G. Willow Wilson has published graphic novels and an account of her conversion to Islam but Alif the Unseen is her first full length prose novel.

She takes fantasy story conventions and plays around with them, just a little.  Alif is the assumed name of a geeky young computer nerd, who spends his time holed up in his bedroom, coding and yearning for a girl who seems to have gone cold on him.  He hires his skills out to whoever will pay for them, has little time for his religion but has a deep dislike of the repressive regime of the unnamed Arab city where he lives. 

He has a few like-minded acquaintances and all of them live in fear of an entity they call the Hand – they have no idea whether it’s a person, an organization or a computer programme, but it tracks them constantly.  Alif of course is thrown into an adventure that takes him to the edge of his capacity for endurance, collecting around him a crew of stock characters (a feisty girl, a wise old man, an even geekier side-kick).

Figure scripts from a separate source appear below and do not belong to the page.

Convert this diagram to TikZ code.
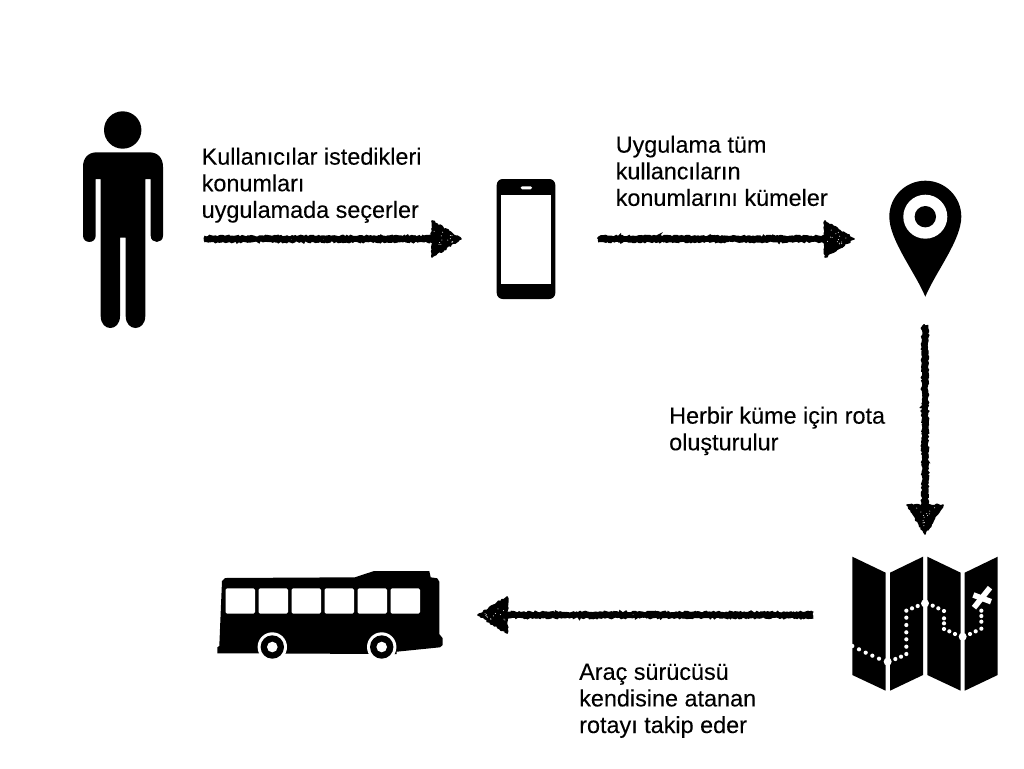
\documentclass[tikz,border=0pt]{standalone}
\usepackage{fontspec}
\setmainfont{Liberation Sans}
\newfontfamily\lblfont[FakeBold=0.12]{Liberation Sans}
\usetikzlibrary{decorations.pathmorphing,calc}
\tikzset{
  lbl/.style={anchor=north west,align=left,inner sep=0pt,font=\lblfont\fontsize{23.4}{26.6}\selectfont},
  icon/.style={fill=black,draw=none},
  hole/.style={fill=white,draw=none},
  shaft/.style={draw=black,line width=3pt,decorate,decoration={random steps,segment length=1.6pt,amplitude=0.9pt}},
  headtip/.style={fill=black,draw=black,line width=1.6pt,line join=round,decorate,decoration={random steps,segment length=2pt,amplitude=1pt}},
  speck/.style={fill=white,draw=none}
}
\newcommand{\chalkarrow}[2]{%
  \foreach \off in {-1.9,0,1.9}{
    \draw[shaft] ($(#1)!\off pt!90:(#2)$) -- ($(#2)!24pt!(#1)!\off pt!90:(#2)$);
  }
  \path[headtip] ($(#2)!30pt!(#1)!-18pt!90:(#2)$) -- ($(#2)!30pt!(#1)!18pt!90:(#2)$) -- ($(#2)!1pt!(#1)$) -- cycle;
  \foreach \i in {1,...,14}{
    \pgfmathsetmacro{\da}{8+rnd*20}
    \pgfmathsetmacro{\db}{(rnd-0.5)*24*(\da/30)}
    \path[speck] ($(#2)!\da pt!(#1)!\db pt!90:(#2)$) circle (0.5pt);
  }
}
\begin{document}
\begin{tikzpicture}[x=1pt,y=-1pt]
\pgfmathsetseed{4242}
\useasboundingbox (0,0) rectangle (1024,768);
\fill[white] (0,0) rectangle (1024,768);

% person
\fill[icon] (122.7,130) circle (18.7);
\path[icon] (97,152.3) -- (149,152.3) .. controls (158,152.3) and (163,158) .. (163,167)
  -- (163,235.7) .. controls (163,244) and (150.7,244) .. (150.7,235.7)
  -- (150.7,179) -- (145.3,179) -- (145.3,316)
  .. controls (145.3,332) and (125.7,332) .. (125.7,316)
  -- (125.7,237.7) -- (120,237.7) -- (120,316)
  .. controls (120,332) and (100.7,332) .. (100.7,316)
  -- (100.7,179) -- (95.7,179) -- (95.7,235.7)
  .. controls (95.7,244) and (83,244) .. (83,235.7)
  -- (83,167) .. controls (83,158) and (88,152.3) .. (97,152.3) -- cycle;

% phone
\fill[icon,rounded corners=6pt] (496.7,179) rectangle (555.3,299);
\fill[hole] (501,195.3) rectangle (551,284.3);
\fill[hole,rounded corners=1.4pt] (520.7,186.3) rectangle (532,189.3);

% pin
\path[icon] (925.3,296.7) .. controls (915,272) and (889.3,240) .. (889.3,216.7)
  arc[start angle=180,end angle=0,radius=36,y radius=-36]
  .. controls (961.3,240) and (935.6,272) .. cycle;
\fill[hole] (925.3,216.7) circle (22);
\fill[icon] (925.3,216.7) circle (10.7);

% map
\path[icon] (852.3,556.7) -- (885.7,572.7) -- (885.7,690.7) -- (852.3,675) -- cycle;
\path[icon] (890,572.7) -- (923,556.7) -- (923,675) -- (890,690.7) -- cycle;
\path[icon] (927.3,556.7) -- (960.7,572.7) -- (960.7,690.7) -- (927.3,675) -- cycle;
\path[icon] (964.7,572.7) -- (997.7,556.7) -- (997.7,675) -- (964.7,690.7) -- cycle;
\foreach \zx/\zy/\r in {67/318/2.1,87/328/2.1,107/338/2.1,127/347/2.1,147/356/2.1,173/365/4,196/357/2.1,213/350/2.1,229/342/2.1,229/320/2.1,229/298/2.1,229/277/2.1,229/255/2.1,229/233/2.1,229/212/2.1,246/205/2.1,263/198/2.1,285/190/4,308/197/2.1,325/205/2.1,342/213/2.1,342/235/2.1,342/250/2.1,342/267/2.1,358/274/2.1,375/282/2.1,398/290/4,420/282/2.1,437/274/2.1,454/266/2.1,454/245/2.1,454/228/2.1,454/212/2.1}{
  \fill[hole] ({830+\zx/3},{540+\zy/3}) circle (\r);
}
\draw[white,line width=5.6pt] ({830+432/3},{540+203/3}) -- ({830+480/3},{540+143/3});
\draw[white,line width=5.6pt] ({830+430/3},{540+165/3}) -- ({830+483/3},{540+185/3});

% bus
\path[icon] (225,578) -- (355,577.3) -- (374,571) -- (429.3,571) -- (430.7,577.3)
  -- (437.3,578.3) -- (439.3,581.7) -- (439.3,634) -- (442.7,638.3) -- (442.7,645)
  -- (440,647.3) -- (396.7,651.7) -- (396.7,654) -- (217.3,653.3) -- (217.3,647.3) -- (219.3,646)
  -- (222,581) -- cycle;
\foreach \xa in {77,176,275,374,473,572}{
  \fill[hole,rounded corners=1.5pt] ({200+\xa/3},588.3) rectangle ({200+(\xa+88)/3},613.7);
}
\foreach \cx in {272.3,381.7}{
  \fill[hole] (\cx,647) circle (14.7);
  \fill[icon] (\cx,647) circle (11.7);
  \fill[hole] (\cx,647) circle (5.3);
}

% connector end points
\coordinate (a1s) at (204,239); \coordinate (a1e) at (462,239);
\coordinate (a2s) at (598,239); \coordinate (a2e) at (855,239);
\coordinate (a3s) at (925,325); \coordinate (a3e) at (925,535);
\coordinate (a4s) at (813,615); \coordinate (a4e) at (477,615);
\chalkarrow{a1s}{a1e}
\chalkarrow{a2s}{a2e}
\chalkarrow{a3s}{a3e}
\chalkarrow{a4s}{a4e}

% labels
\node[lbl] (t1) at (201.5,147.5) {Kullanıcılar istedikleri\\konumları\\uygulamada seçerler};
\node[lbl] (t2) at (615.5,135.5) {Uygulama tüm\\kullancıların\\konumlarını kümeler};
\node[lbl] (t3) at (669,406.5) {Herbir küme için rota\\oluşturulur};
\node[lbl] (t4) at (579,663.5) {Araç sürücüsü\\kendisine atanan\\rotayı takip eder};
\end{tikzpicture}
\end{document}
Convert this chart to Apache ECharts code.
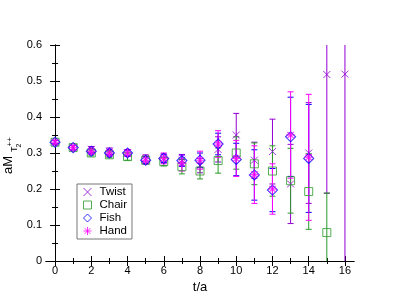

Throw into this mix Arab culture, Islam, ancient magic and modern computer skills and you have a story that is exciting but not particularly profound.  With passing references to Star Wars, Tolkien, Harry Potter and other sources, and a creative approach to explaining the technical aspects of computing, G. Willow Wilson keeps her tale just the right side of cliché.

The weakest aspect of the book is the depiction of the evil forces, both worldly and other-worldly.  They are described but not really evoked, and none of them will live in the memory like Gollum or Darth Vader.  This is puzzling because other magic creatures, whether forces for good or simply neutral, are brought to life quite convincingly.

During the course of his adventures Alif matures and moves from his prolonged self-centred adolescence into adulthood, and as with all fairy tales the more he is able to take responsibility for his actions and see beyond the surfaces of things, the better his chances of survival.  However this is not a novel of deep psychological insight, nor is it an analysis of Islam and the Arab world.  It’s a fantasy adventure story without a deeper purpose, or perhaps without the subtlety to convey a deeper purpose.

As such it is heavy on plot.  The single strand narrative, which focuses entirely on Alif, is constructed on a simple ‘and then’ basis, with surprises, actions, and consequences tumbling one after the other.  Again there is not much depth.  Sometimes Alif makes good decisions, sometimes bad ones, sometimes he gets away with it, sometimes he doesn’t.  A plot like this needs a good final twist, one that sends the reader’s heart thumping before everything gets sorted out.  The twist is there, but somewhat underwritten.

While Alif the Unseen is readable and helps pass the time – on a beach or a journey say – everything about it could do with cranking up a gear or two.  The characters could be deeper, the plot more gripping, the underlying theme stronger and more coherent.  Words, after all, can say so much more than pictures.